» Directive
Find and copy each line of the records where the string "this" shows up.

##### Entries supplied

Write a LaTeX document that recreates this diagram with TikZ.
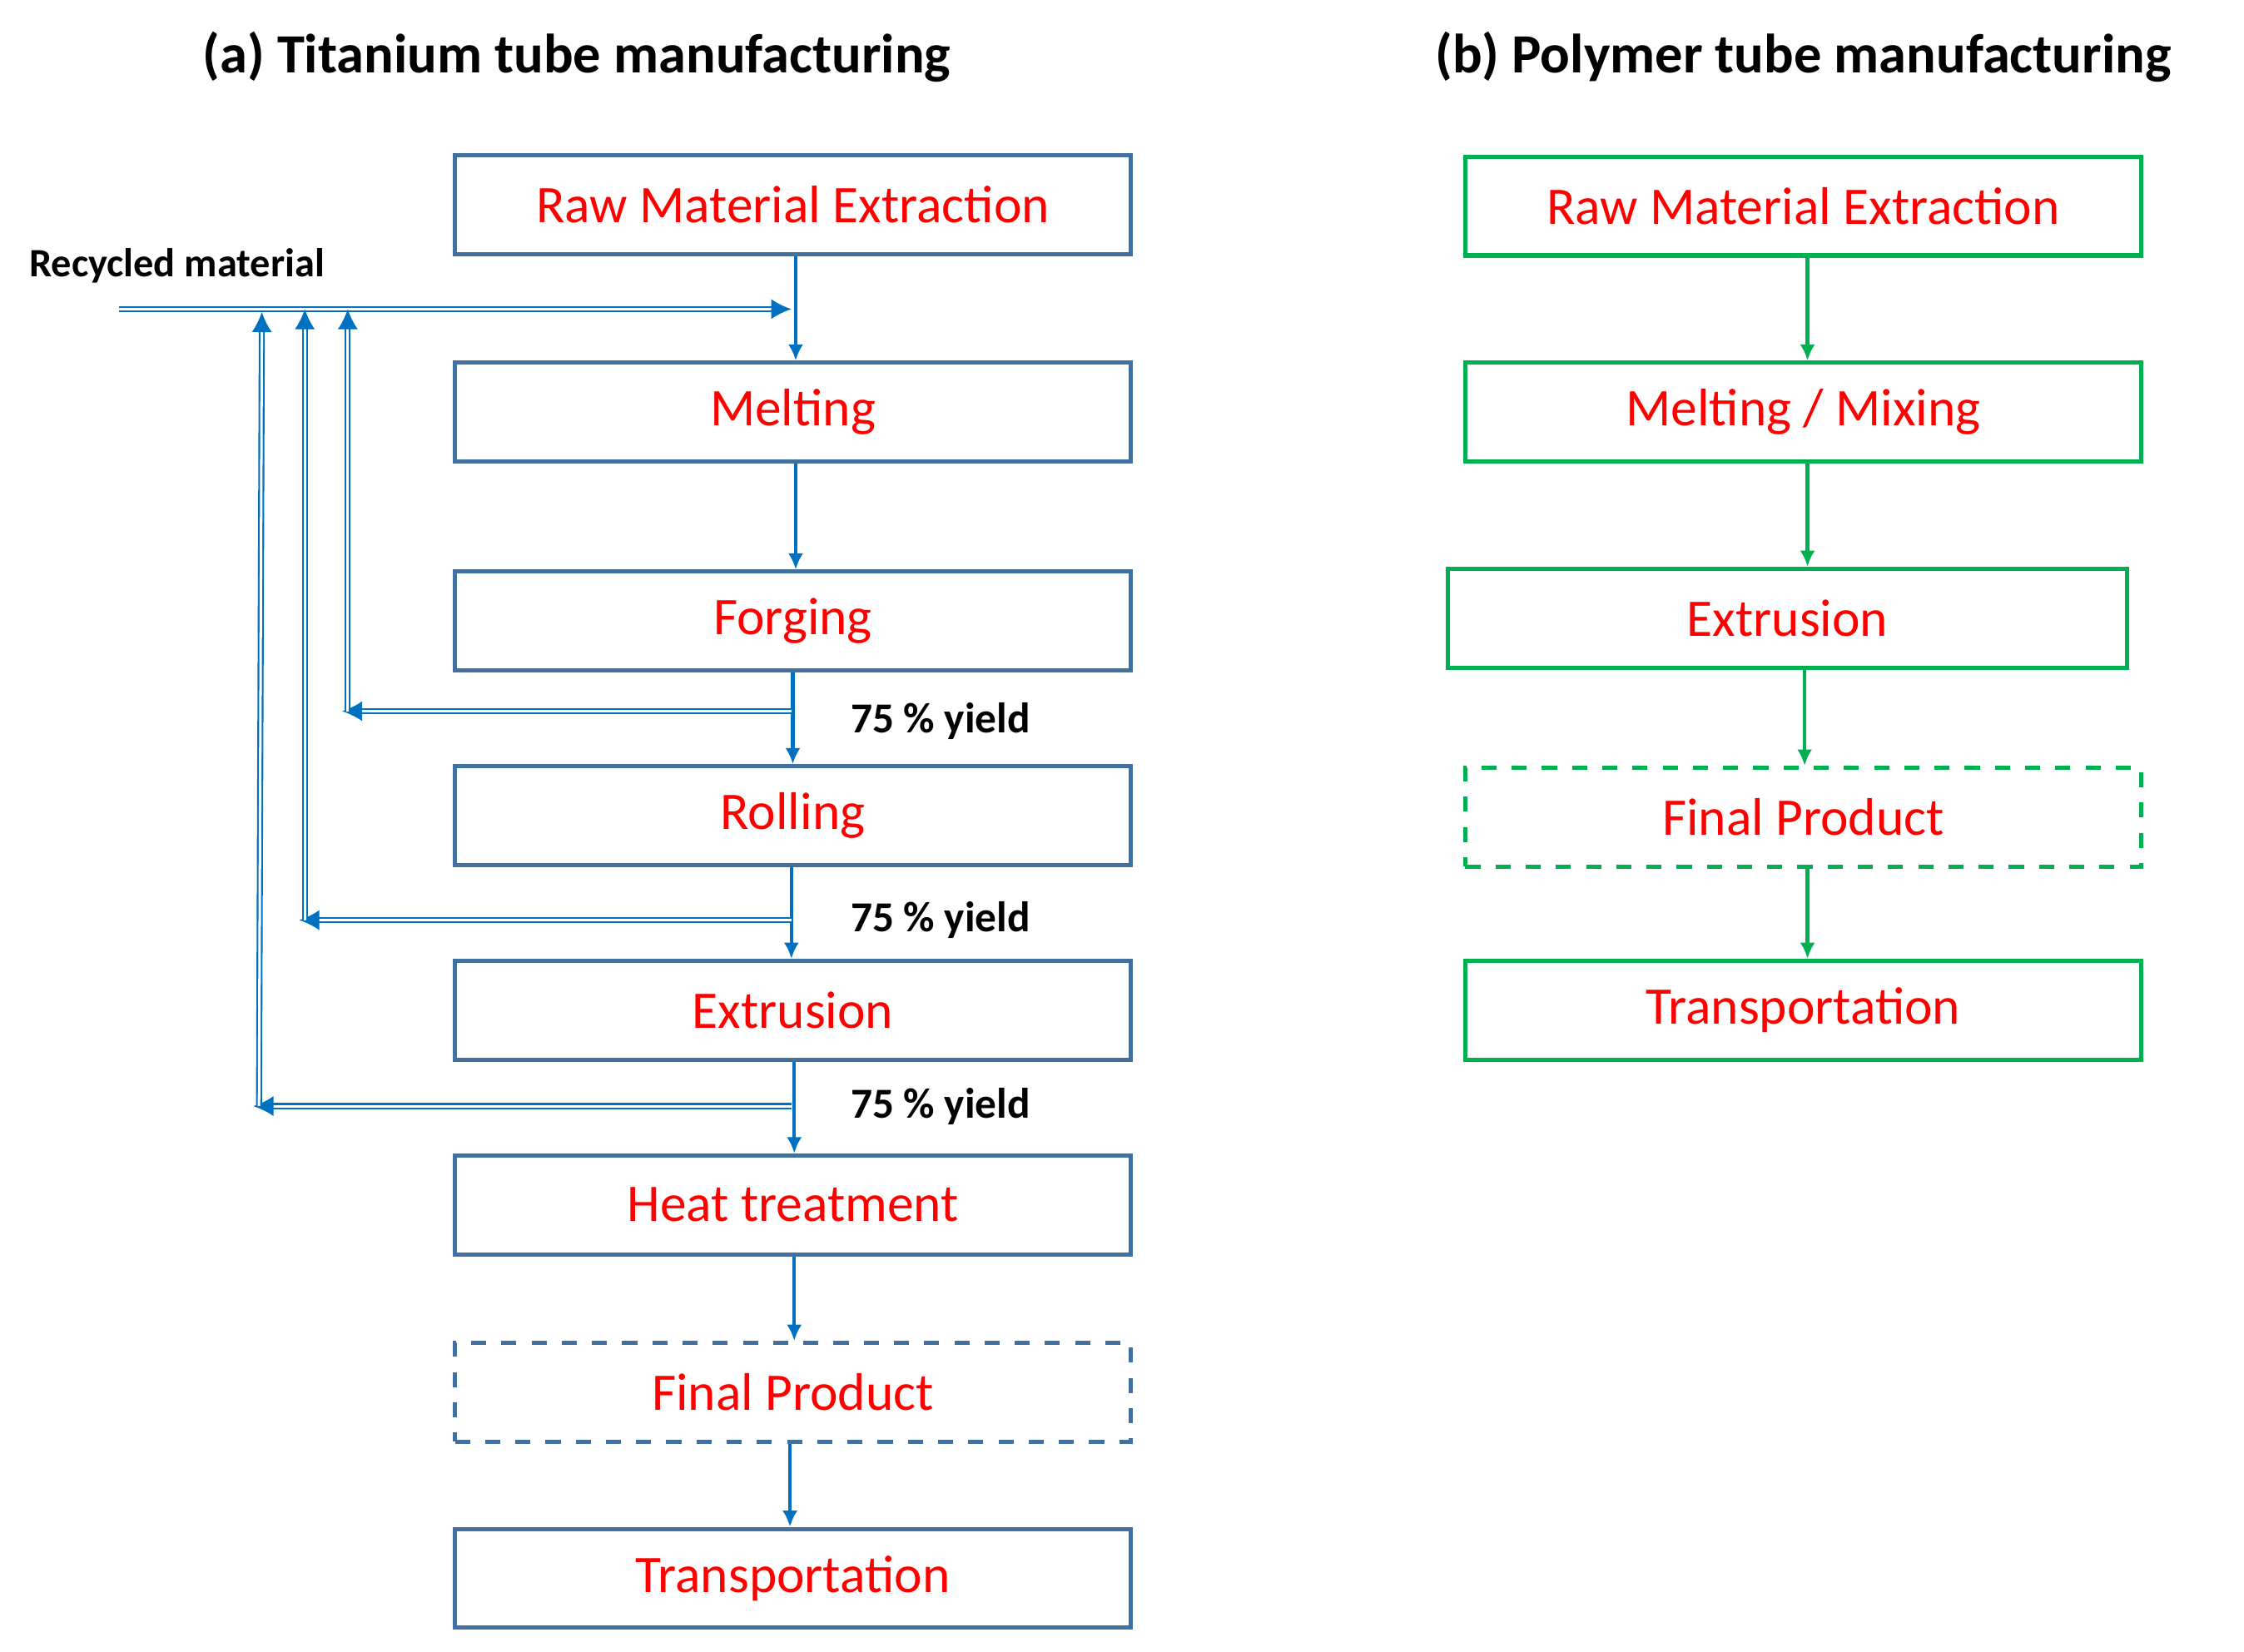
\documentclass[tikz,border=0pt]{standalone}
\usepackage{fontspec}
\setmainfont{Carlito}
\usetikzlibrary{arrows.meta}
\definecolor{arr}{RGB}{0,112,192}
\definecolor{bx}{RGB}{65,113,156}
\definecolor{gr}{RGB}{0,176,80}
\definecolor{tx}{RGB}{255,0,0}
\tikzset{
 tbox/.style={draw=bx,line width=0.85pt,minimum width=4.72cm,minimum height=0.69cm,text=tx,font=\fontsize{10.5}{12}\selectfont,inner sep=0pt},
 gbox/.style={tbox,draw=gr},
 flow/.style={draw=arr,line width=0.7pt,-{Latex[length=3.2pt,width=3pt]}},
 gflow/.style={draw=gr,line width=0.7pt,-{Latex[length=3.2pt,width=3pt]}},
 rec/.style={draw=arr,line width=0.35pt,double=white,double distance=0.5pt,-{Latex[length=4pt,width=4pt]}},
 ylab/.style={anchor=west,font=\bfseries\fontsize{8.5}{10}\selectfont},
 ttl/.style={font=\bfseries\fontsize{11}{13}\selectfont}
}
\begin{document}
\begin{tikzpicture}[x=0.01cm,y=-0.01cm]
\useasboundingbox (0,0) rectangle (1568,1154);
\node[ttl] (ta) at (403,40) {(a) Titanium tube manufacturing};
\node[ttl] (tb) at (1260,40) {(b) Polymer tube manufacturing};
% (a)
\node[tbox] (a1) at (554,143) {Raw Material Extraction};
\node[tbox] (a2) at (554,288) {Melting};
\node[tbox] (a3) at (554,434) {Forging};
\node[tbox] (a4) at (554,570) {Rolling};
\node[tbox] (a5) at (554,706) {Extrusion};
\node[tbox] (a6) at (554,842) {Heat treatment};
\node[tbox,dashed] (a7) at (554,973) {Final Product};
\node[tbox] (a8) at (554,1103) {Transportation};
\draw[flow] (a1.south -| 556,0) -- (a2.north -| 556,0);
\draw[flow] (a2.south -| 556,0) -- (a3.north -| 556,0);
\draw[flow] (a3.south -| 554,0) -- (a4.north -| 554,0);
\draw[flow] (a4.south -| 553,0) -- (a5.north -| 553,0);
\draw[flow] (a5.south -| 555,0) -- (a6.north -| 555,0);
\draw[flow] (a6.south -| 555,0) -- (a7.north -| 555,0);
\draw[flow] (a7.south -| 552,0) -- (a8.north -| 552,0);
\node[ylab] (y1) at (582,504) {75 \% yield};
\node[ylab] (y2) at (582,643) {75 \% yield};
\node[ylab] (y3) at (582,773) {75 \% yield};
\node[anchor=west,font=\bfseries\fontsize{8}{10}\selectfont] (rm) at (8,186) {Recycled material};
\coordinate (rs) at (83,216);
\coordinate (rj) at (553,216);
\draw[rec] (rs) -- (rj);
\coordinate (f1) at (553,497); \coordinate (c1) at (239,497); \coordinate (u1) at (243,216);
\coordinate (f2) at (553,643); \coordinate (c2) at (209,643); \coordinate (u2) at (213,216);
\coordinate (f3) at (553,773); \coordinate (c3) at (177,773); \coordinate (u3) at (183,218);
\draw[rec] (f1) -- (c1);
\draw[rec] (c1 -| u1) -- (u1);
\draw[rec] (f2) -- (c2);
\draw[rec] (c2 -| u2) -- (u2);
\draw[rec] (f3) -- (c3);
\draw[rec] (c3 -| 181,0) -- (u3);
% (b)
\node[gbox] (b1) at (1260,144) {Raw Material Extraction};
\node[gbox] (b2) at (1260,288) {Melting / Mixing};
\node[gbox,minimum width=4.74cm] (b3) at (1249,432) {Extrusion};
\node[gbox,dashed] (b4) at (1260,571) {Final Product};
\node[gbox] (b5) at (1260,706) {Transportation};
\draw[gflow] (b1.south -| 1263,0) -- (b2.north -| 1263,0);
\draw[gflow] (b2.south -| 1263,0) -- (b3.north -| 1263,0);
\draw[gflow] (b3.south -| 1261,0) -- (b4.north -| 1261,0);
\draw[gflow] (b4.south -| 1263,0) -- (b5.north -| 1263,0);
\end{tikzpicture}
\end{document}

##########
##### Entries supplied

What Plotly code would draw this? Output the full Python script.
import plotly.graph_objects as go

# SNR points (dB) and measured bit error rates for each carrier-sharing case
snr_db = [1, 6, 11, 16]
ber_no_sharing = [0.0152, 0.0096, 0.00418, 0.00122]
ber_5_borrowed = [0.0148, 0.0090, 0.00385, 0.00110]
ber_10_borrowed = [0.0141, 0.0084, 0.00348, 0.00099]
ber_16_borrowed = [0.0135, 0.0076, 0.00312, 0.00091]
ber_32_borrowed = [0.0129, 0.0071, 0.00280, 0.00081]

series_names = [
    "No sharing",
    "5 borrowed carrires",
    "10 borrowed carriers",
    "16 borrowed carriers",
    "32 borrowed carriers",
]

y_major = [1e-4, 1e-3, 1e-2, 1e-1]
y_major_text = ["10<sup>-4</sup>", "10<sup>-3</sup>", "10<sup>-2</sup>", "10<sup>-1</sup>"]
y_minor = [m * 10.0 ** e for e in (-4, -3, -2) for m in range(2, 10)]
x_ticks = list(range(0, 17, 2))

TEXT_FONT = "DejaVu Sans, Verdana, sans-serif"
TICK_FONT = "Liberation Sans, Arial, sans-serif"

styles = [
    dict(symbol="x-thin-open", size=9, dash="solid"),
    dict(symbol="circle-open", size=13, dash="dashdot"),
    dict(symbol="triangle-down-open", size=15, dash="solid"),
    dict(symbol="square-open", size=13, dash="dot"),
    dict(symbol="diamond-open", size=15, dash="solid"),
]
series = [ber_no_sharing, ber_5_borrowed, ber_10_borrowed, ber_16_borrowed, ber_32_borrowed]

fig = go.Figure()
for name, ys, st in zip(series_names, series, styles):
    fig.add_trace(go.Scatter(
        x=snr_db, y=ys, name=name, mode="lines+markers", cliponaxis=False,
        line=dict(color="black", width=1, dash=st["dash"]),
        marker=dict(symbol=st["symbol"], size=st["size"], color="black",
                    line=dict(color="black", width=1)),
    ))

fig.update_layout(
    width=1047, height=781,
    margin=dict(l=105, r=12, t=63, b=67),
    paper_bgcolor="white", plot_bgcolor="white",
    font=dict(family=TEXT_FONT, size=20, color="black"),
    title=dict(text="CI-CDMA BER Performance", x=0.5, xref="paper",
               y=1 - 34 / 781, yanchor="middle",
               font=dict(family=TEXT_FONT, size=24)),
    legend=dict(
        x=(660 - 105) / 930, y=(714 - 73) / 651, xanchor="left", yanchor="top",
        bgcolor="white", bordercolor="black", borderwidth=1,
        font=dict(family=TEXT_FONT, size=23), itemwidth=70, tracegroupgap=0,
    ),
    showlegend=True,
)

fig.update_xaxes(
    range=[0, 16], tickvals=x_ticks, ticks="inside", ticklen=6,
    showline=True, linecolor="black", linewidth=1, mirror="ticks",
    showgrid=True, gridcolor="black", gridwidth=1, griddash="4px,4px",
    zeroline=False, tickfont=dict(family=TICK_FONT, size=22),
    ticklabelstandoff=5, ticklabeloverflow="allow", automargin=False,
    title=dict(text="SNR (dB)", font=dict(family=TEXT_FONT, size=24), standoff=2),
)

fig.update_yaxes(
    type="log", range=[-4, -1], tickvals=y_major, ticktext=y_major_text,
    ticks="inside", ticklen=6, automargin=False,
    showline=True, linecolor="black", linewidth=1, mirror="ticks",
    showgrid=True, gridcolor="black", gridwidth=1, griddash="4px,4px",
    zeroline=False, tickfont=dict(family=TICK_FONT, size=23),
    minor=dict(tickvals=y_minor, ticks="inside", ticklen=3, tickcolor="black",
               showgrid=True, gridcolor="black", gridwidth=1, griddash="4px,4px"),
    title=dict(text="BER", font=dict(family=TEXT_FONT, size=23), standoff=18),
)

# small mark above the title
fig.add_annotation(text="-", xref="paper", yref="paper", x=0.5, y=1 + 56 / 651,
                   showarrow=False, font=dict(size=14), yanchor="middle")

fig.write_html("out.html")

##########

» Exercise answer
Write a LaTeX document that recreates this diagram with TikZ.
What Plotly code would draw this? Output the full Python script.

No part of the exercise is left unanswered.